4. I find support for roughly my viewpoint (or perhaps more accurately: my viewpoint is roughly in agreement with H) in Hazlitt's The Foundations of Morality6: And this principle has the widest bearings. We do and should obey rules, in law, manners and morals, simply because they are the established rules. This is their utility. We cooperate better in helping to achieve each other's ends by acting on rules on which others can count. We cooperate by being able to rely on each other, by being able to anticipate with confidence what the other fellow is going to do. And we can have this essential mutual confidence and reliance only if both of us act in accord ance with the established rule and each knows that the other is going to act in accordance with the established rule. Still better, he is somewhat echoing Hayek. So: that people are able to violate taboos is evidence that they will not follow the generally established rules. And it is no good saying "oh but it was a one-off".

5. Actually for societies-in-practice I have to back off that "rational founded", and retreat to "underdetermined". See-also the link to the ACX review below. And then I should emphasise more his "Western morality is narrower" as a virtue. So the project to found morality rationally is good, taken together with that leading to less things being covered by the moral domain, and that being a sign of, in the absence of a better word, a more advanced civilisation.

6. See my review of The Foundations of Morality.

7. Since this is my post for "altruism" as seen by web search, I'll put this here: Crémieux asks "You must take a pill: If >50% pick blue, everyone lives.

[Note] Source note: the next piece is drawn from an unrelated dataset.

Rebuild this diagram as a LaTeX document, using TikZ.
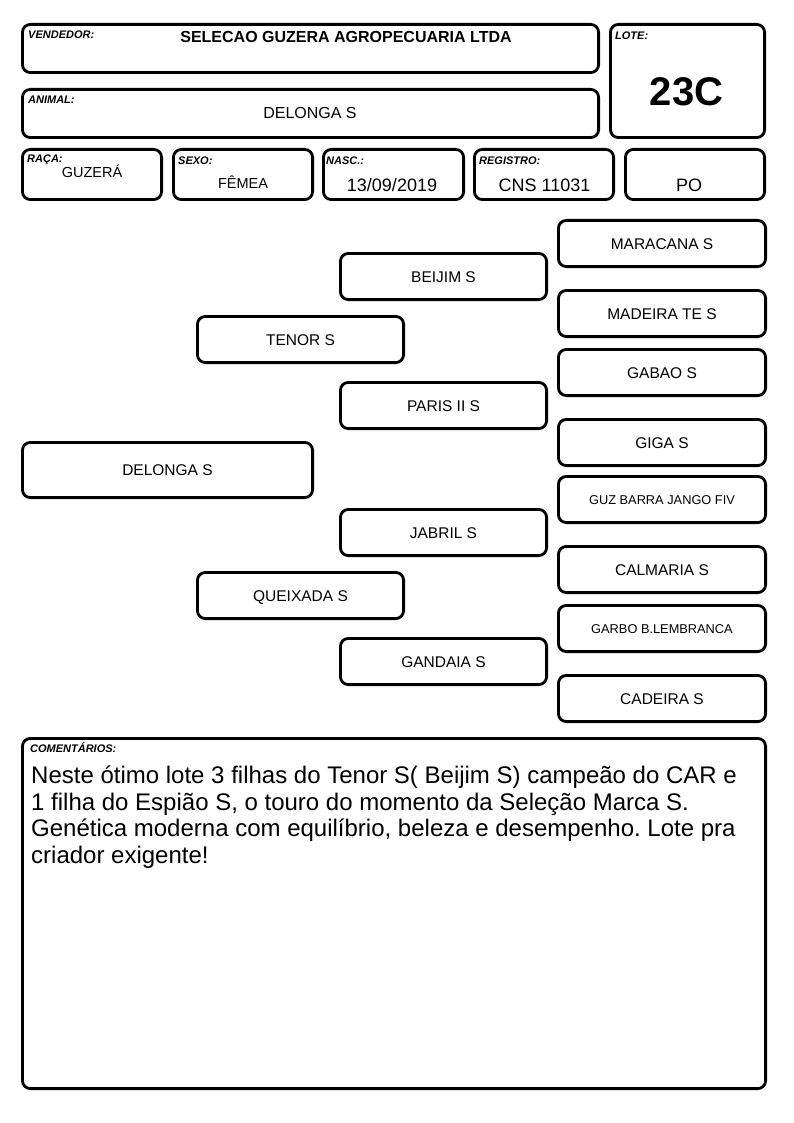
\documentclass[tikz,border=0pt]{standalone}
\usepackage{fontspec}
\setmainfont{Liberation Sans}
\frenchspacing
\tikzset{
 frame/.style={draw=black, line width=2.8pt, rounded corners=8pt, inner sep=0pt, outer sep=0pt},
 lbl/.style={font=\fontsize{11}{12}\selectfont\bfseries\itshape, anchor=base west, inner sep=0pt},
 val/.style={anchor=base, inner sep=0pt},
 ped/.style={frame, font=\fontsize{15.5}{18}\selectfont, text height=11pt, text depth=0pt},
 pedsm/.style={frame, font=\fontsize{12.8}{15}\selectfont, text height=9.2pt, text depth=0pt},
 cmt/.style={anchor=base west, inner sep=0pt, font=\fontsize{24}{27}\selectfont},
}
\newcommand\rbox[7]{%
 \pgfmathsetmacro\rbw{#5-#3-2.8}\pgfmathsetmacro\rbh{#6-#4-2.8}%
 \pgfmathsetmacro\rbx{(#3+#5)/2}\pgfmathsetmacro\rby{(#4+#6)/2}%
 \node[#1, minimum width=\rbw pt, minimum height=\rbh pt] (#2) at (\rbx,\rby) {#7};}
\begin{document}
\begin{tikzpicture}[x=1pt,y=-1pt]
\fill[white] (0,0) rectangle (794,1123);
\useasboundingbox (0,0) rectangle (794,1123);
% header boxes
\rbox{frame}{vend}{21}{23}{600}{74}{}
\rbox{frame}{anim}{21}{88}{600}{139}{}
\rbox{frame}{lote}{609}{23}{766}{139}{}
\rbox{frame}{raca}{21}{148}{163}{201}{}
\rbox{frame}{sexo}{172}{148}{314}{201}{}
\rbox{frame}{nasc}{322}{148}{465}{201}{}
\rbox{frame}{regi}{473}{148}{615}{201}{}
\rbox{frame}{cat}{624}{148}{766}{201}{}
% labels
\node[lbl] (lvend) at (28,39) {VENDEDOR:};
\node[lbl] (llote) at (615,40) {LOTE:};
\node[lbl] (lanim) at (28,104) {ANIMAL:};
\node[lbl] (lraca) at (27,163) {RAÇA:};
\node[lbl] (lsexo) at (178,165) {SEXO:};
\node[lbl] (lnasc) at (326,165) {NASC.:};
\node[lbl] (lregi) at (479,165) {REGISTRO:};
% values
\node[val, font=\fontsize{16}{19}\selectfont\bfseries] (tvend) at (346,43) {SELECAO GUZERA AGROPECUARIA LTDA};
\node[val, font=\fontsize{16}{19}\selectfont] (tanim) at (310,119) {DELONGA S};
\node[val, font=\fontsize{40}{46}\selectfont\bfseries] (tlote) at (686.5,106) {23C};
\node[val, font=\fontsize{14.5}{17}\selectfont] (traca) at (92,178) {GUZERÁ};
\node[val, font=\fontsize{14.5}{17}\selectfont] (tsexo) at (243,189) {FÊMEA};
\node[val, font=\fontsize{18}{21}\selectfont] (tnasc) at (392,192) {13/09/2019};
\node[val, font=\fontsize{18}{21}\selectfont] (tregi) at (544.5,192) {CNS 11031};
\node[val, font=\fontsize{18}{21}\selectfont] (tcat) at (689,192) {PO};
% pedigree
\rbox{ped}{g0}{21}{441}{314}{499}{DELONGA S}
\rbox{ped}{g1a}{196}{315}{405}{364}{TENOR S}
\rbox{ped}{g1b}{196}{571}{405}{620}{QUEIXADA S}
\rbox{ped}{g2a}{339}{252}{548}{301}{BEIJIM S}
\rbox{ped}{g2b}{339}{381}{548}{430}{PARIS II S}
\rbox{ped}{g2c}{339}{508}{548}{557}{JABRIL S}
\rbox{ped}{g2d}{339}{637}{548}{686}{GANDAIA S}
\rbox{ped}{g3a}{557}{219}{767}{268}{MARACANA S}
\rbox{ped}{g3b}{557}{289}{767}{338}{MADEIRA TE S}
\rbox{ped}{g3c}{557}{348}{767}{397}{GABAO S}
\rbox{ped}{g3d}{557}{418}{767}{467}{GIGA S}
\rbox{pedsm}{g3e}{557}{475}{767}{524}{GUZ BARRA JANGO FIV}
\rbox{ped}{g3f}{557}{545}{767}{594}{CALMARIA S}
\rbox{pedsm}{g3g}{557}{604}{767}{653}{GARBO B.LEMBRANCA}
\rbox{ped}{g3h}{557}{674}{767}{723}{CADEIRA S}
% comments
\rbox{frame}{com}{21}{737}{767}{1090}{}
\node[lbl] (lcom) at (30,752) {COMENTÁRIOS:};
\node[cmt] (c1) at (31,783) {Neste ótimo lote 3 filhas do Tenor S( Beijim S) campeão do CAR e};
\node[cmt] (c2) at (31,810) {1 filha do Espião S, o touro do momento da Seleção Marca S.};
\node[cmt] (c3) at (31,836.5) {Genética moderna com equilíbrio, beleza e desempenho. Lote pra};
\node[cmt] (c4) at (31,863) {criador exigente!};
\end{tikzpicture}
\end{document}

If not, red pills live and blue pills die. What do you choose? The answer is red: if everyone does that, everyone lives. Only false-altruists take the blue; although on his poll, that's about 40% dead, which is sad. The follow up is "...5% of the pills are mislabeled. Factor this in if need be", In this case I thik the answer is blue: taking red is no longer a safe choice even for the selfish, and if everyone thinks clearly, they should choose ble and everyone lives.


Refs


* Reviewed at ACX, 2022: says some things worth reading; but seems all rather off the point to my mind; rather focussed on (a) socialism (why?) and (b) Trump as a counter-example; I think incorrectly. The point missed is not that Haidt can explain people's political opinions; rather that we should expect people to have different opinions, because morality is underdetermined by fundamentals and people fill the gap with local/group norms.
* Political self-government depends on moral self-government - via CH.